As of 2007, State Line has one active church: the State Line Christian Church, built in 1868. Rev. Gerald Burt has been the pastor there since 1972. The Church of the Nazarene (built around 1860 as a Presbyterian church and purchased for use as a Nazarene church in 1929) and the Methodist Church (built in 1863-4) were both disbanded due to low attendance in the 1990s and have since been turned into homes. Rev. Jim Kessler was the last pastor at the Nazarene church.
State Line City is located in the southwestern part of the county in open farm land along the border with Illinois, five miles northeast of the city of Danville. According to the 2010 census, State Line City has a total area of 0.14 square miles (0.36 km2), all land.
The Norfolk Southern Railway runs southwest through town. For many years the famous Wabash Cannonball ran on the line (then owned by the Wabash Railway), passing through town twice a day on its route from St. Louis to Detroit and back. The Wabash Railway merged in the mid-1960s with the Norfolk and Western Railway, which in turn merged with Southern Railway in the 1980s to become Norfolk Southern, officially bringing an end to the Wabash name.

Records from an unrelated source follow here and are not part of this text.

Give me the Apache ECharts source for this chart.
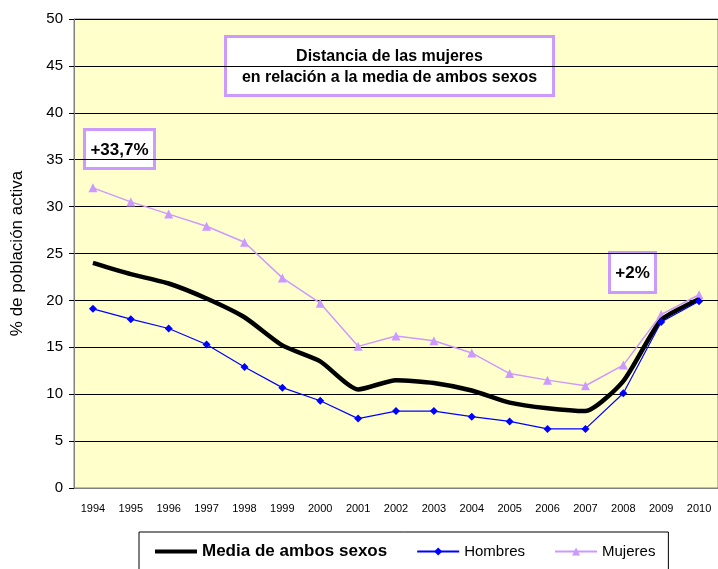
<!DOCTYPE html>
<html>
<head>
<meta charset="utf-8">
<script src="https://cdn.jsdelivr.net/npm/echarts@6/dist/echarts.min.js"></script>
<style>
  html, body { margin: 0; padding: 0; background: #fff; }
  #chart { width: 718px; height: 569px; }
</style>
</head>
<body>
<div id="chart"></div>
<script>
// ===================================================
//  DATOS
// ===================================================
const years = ['1994', '1995', '1996', '1997', '1998', '1999', '2000', '2001', '2002',
               '2003', '2004', '2005', '2006', '2007', '2008', '2009', '2010'];
const media   = [24.0, 22.8, 21.8, 20.2, 18.2, 15.2, 13.5, 10.5, 11.5, 11.2, 10.4, 9.1, 8.5, 8.2, 11.4, 17.9, 20.1];
const hombres = [19.1, 18.0, 17.0, 15.3, 12.9, 10.7, 9.3, 7.4, 8.2, 8.2, 7.6, 7.1, 6.3, 6.3, 10.1, 17.7, 19.9];
const mujeres = [32.0, 30.5, 29.2, 27.9, 26.2, 22.4, 19.7, 15.1, 16.2, 15.7, 14.4, 12.2, 11.5, 10.9, 13.1, 18.5, 20.6];

const font = 'Liberation Sans, Arial, sans-serif';
const lila = '#cc99ff';

// ===================================================
//  CAJAS DE TEXTO (anotaciones)
// ===================================================
function caja(x, y, w, h, texto, size) {
    return {
        type: 'group',
        left: x, top: y,
        children: [
            { type: 'rect', shape: { x: 0, y: 0, width: w, height: h },
              style: { fill: '#fff', stroke: lila, lineWidth: 3 } },
            { type: 'text', x: w / 2, y: h / 2 + 1,
              style: { text: texto, fill: '#000', font: 'bold ' + size + 'px ' + font,
                       align: 'center', verticalAlign: 'middle', lineHeight: 21 } }
        ]
    };
}

(function () {
    const el = document.getElementById('chart');
    const myChart = echarts.init(el);

    const option = {
        animation: false,
        textStyle: { fontFamily: font },
        grid: {
            left: 74, right: -1, top: 19, bottom: 81,
            show: true, backgroundColor: '#ffffcc', borderColor: '#808080', borderWidth: 1
        },
        legend: {
            left: 139, top: 532,
            padding: [11, 13, 16, 14],
            borderColor: '#000', borderWidth: 1, backgroundColor: '#fff',
            itemWidth: 42, itemHeight: 10, itemGap: 29,
            textStyle: { fontSize: 15, color: '#000' },
            data: [
                { name: 'Media de ambos sexos', itemStyle: { opacity: 0 },
                  lineStyle: { width: 4 },
                  textStyle: { fontWeight: 'bold', fontSize: 17 } },
                { name: 'Hombres' },
                { name: 'Mujeres' }
            ]
        },
        xAxis: {
            type: 'category',
            data: years,
            boundaryGap: true,
            axisLine: { lineStyle: { color: '#808080' } },
            axisTick: { length: 5, lineStyle: { color: '#000' } },
            axisLabel: { fontSize: 11, color: '#000', margin: 15, interval: 0 }
        },
        yAxis: {
            type: 'value',
            min: 0, max: 50, interval: 5,
            name: '% de población activa',
            nameLocation: 'middle',
            nameGap: 48,
            nameTextStyle: { fontSize: 17, color: '#000' },
            axisLine: { show: true, lineStyle: { color: '#808080' } },
            axisTick: { show: true, length: 5, lineStyle: { color: '#000' } },
            axisLabel: { fontSize: 15, color: '#000', margin: 11 },
            splitLine: { lineStyle: { color: '#000', width: 1 } }
        },
        series: [
            {
                name: 'Media de ambos sexos', type: 'line', data: media,
                smooth: 0.2, showSymbol: false, symbol: 'none',
                lineStyle: { color: '#000', width: 4.5 }, itemStyle: { color: '#000' },
                z: 3
            },
            {
                name: 'Hombres', type: 'line', data: hombres,
                symbol: 'diamond', symbolSize: 8,
                lineStyle: { color: '#0000ff', width: 1.2 },
                itemStyle: { color: '#0000ff' },
                z: 4
            },
            {
                name: 'Mujeres', type: 'line', data: mujeres,
                symbol: 'triangle', symbolSize: 9,
                lineStyle: { color: lila, width: 1.5 },
                itemStyle: { color: lila },
                z: 2
            }
        ],
        graphic: [
            caja(224, 35, 328, 59, 'Distancia de las mujeres\nen relación a la media de ambos sexos', 16),
            caja(83, 128, 70, 39, '+33,7%', 17),
            caja(608, 251, 46, 40, '+2%', 17)
        ]
    };

    myChart.setOption(option);
})();
</script>
</body>
</html>
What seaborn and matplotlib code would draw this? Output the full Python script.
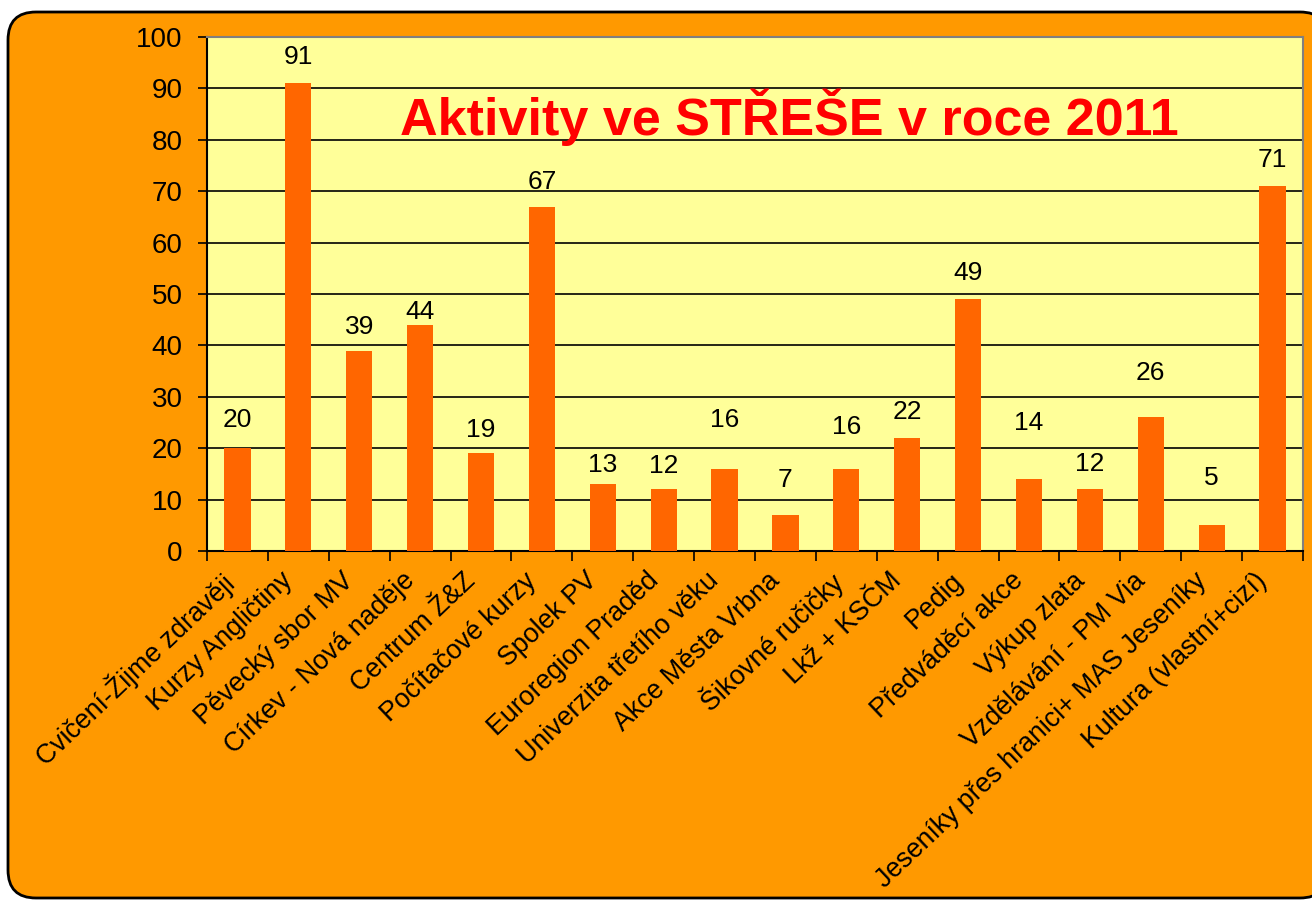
import matplotlib
matplotlib.use("Agg")
import matplotlib.pyplot as plt
import seaborn as sns
import pandas as pd
from matplotlib.patches import FancyBboxPatch
from matplotlib.transforms import IdentityTransform, ScaledTranslation

categories = [
    "Cvičení-Žijme zdravěji", "Kurzy Angličtiny", "Pěvecký sbor MV",
    "Církev - Nová naděje", "Centrum Ž&Z", "Počítačové kurzy", "Spolek PV",
    "Euroregion Praděd", "Univerzita třetího věku", "Akce Města Vrbna",
    "Šikovné ručičky", "Lkž + KSČM", "Pedig", "Předváděcí akce",
    "Výkup zlata", "Vzdělávání - PM Via", "Jeseníky přes hranici+ MAS Jeseníky",
    "Kultura (vlastní+cizí)",
]
values = [20, 91, 39, 44, 19, 67, 13, 12, 16, 7, 16, 22, 49, 14, 12, 26, 5, 71]
title = "Aktivity ve STŘEŠE v roce 2011"
y_ticks = [0, 10, 20, 30, 40, 50, 60, 70, 80, 90, 100]
# vertical gap (in points) between bar top and the centre of its value label
label_gaps = [20, 19, 17, 9, 17, 18, 14, 17, 35, 25, 30, 19, 19, 40, 18, 32, 34, 19]

sns.set_theme(style="white")
plt.rcParams["font.family"] = ["Liberation Sans", "DejaVu Sans"]

fig = plt.figure(figsize=(13.12, 9.0), dpi=100)
fig.patch.set_facecolor("white")

box = FancyBboxPatch((8, 2), 1320, 886, boxstyle="round,pad=0,rounding_size=28",
                     transform=IdentityTransform(), facecolor="#FF9900",
                     edgecolor="black", linewidth=2, zorder=-10)
fig.patches.append(box)

ax = fig.add_axes([207 / 1312, 1 - 551 / 900, (1303 - 207) / 1312, (551 - 37) / 900])
ax.set_zorder(5)
ax.set_facecolor("#FFFF99")

df = pd.DataFrame({"cat": categories, "val": values})
sns.barplot(data=df, x="cat", y="val", color="#FF6600", saturation=1,
            width=0.43, linewidth=0, ax=ax, zorder=3)

ax.set_xlim(-0.5, len(categories) - 0.5)
ax.set_ylim(0, 100)
ax.set_yticks(y_ticks)
ax.set_yticklabels([str(t) for t in y_ticks], fontsize=20, color="black")
ax.yaxis.grid(True, color="black", linewidth=1.2, zorder=1)
ax.set_axisbelow(True)
ax.set_xlabel("")
ax.set_ylabel("")

# boundary ticks between categories
ax.set_xticks([i - 0.5 for i in range(len(categories) + 1)], minor=True)
ax.tick_params(axis="x", which="minor", direction="out", length=7, width=1.2,
               color="black", bottom=True)
ax.tick_params(axis="y", which="major", direction="out", length=6.5, width=1.2,
               color="black", left=True, pad=11)

n = len(categories)
ax.set_xticks(range(n))
ax.set_xticklabels(categories, rotation=43.5, ha="right", va="top",
                   rotation_mode="anchor", fontsize=19.3, color="black")
ax.tick_params(axis="x", which="major", length=0, pad=12)
for lab in ax.get_xticklabels():
    lab.set_transform(lab.get_transform() + ScaledTranslation(-0.18, 0, fig.dpi_scale_trans))

for s in ["left", "bottom"]:
    ax.spines[s].set_color("black")
    ax.spines[s].set_linewidth(1.5)
for s in ["top", "right"]:
    ax.spines[s].set_color("#808080")
    ax.spines[s].set_linewidth(1.5)

for i, (v, g) in enumerate(zip(values, label_gaps)):
    ax.annotate(str(v), xy=(i, v), xytext=(0, g), textcoords="offset points",
                ha="center", va="center", fontsize=19, color="black", zorder=5)

ax.text(0.531, 0.844, title, transform=ax.transAxes, ha="center", va="center",
        fontsize=37.5, fontweight="bold", color="#FF0000", zorder=6)

fig.savefig("out.png", dpi=100, facecolor="white")
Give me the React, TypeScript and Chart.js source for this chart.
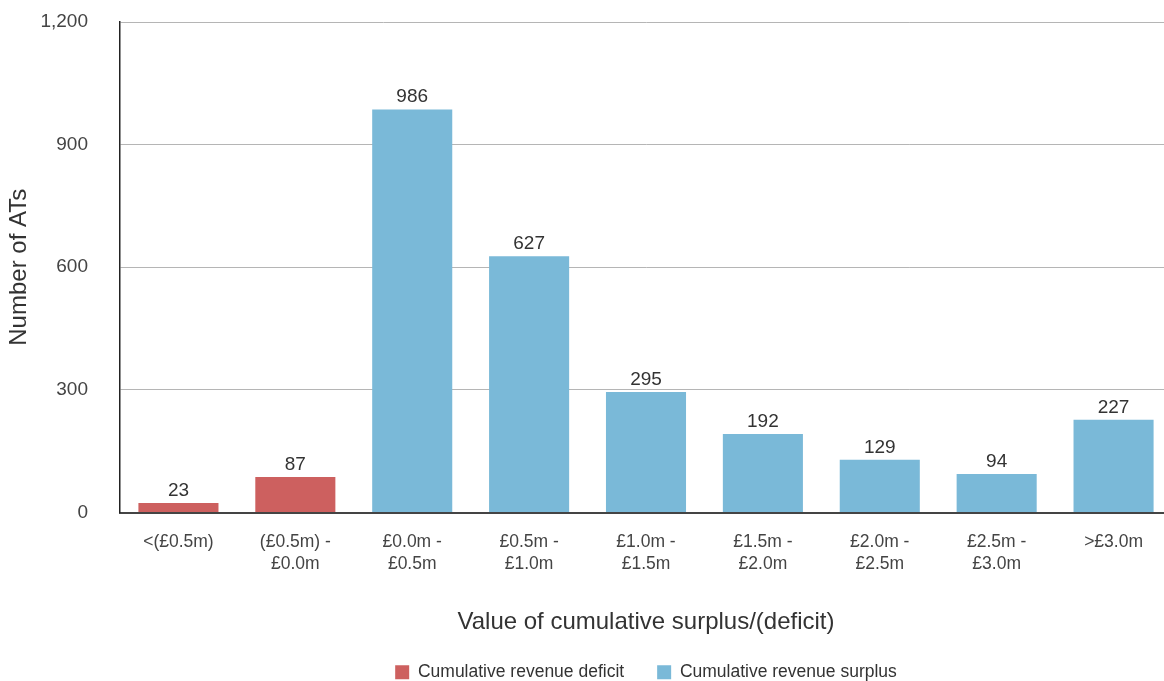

The section of the community west of the state line is Illiana.
|U.S. Decennial Census|
As of the 2010 United States Census, there were 143 people, 60 households, and 41 families residing here. The population density was 1,027.6 inhabitants per square mile (396.8/km2). There were 70 housing units at an average density of 503.0 per square mile (194.2/km2). The racial makeup was 98.6% white, 0.7% black or African American, 0.0% from other races, and 0.7% from two or more races. Those of Hispanic or Latino origin made up 0.7% of the population. In terms of ancestry, 32.8% were German, 13.9% were Swedish, 11.5% were Irish, 9.8% were American, and 9.8% were English.
Of the 60 households, 26.7% had children under the age of 18 living with them, 55.0% were married couples living together, 8.3% had a female householder with no husband present, 31.7% were non-families, and 28.3% of all households were made up of individuals. The average household size was 2.38 and the average family size was 2.85. The median age was 46.1 years.
The median income for a household was $48,750 and the median income for a family was $62,083. Males had a median income of $58,750 versus $36,250 for females. The per capita income for was $26,957. About 17.4% of families and 17.2% of the population were below the poverty line, including 0.0% of those under age 18 and 0.0% of those age 65 or over.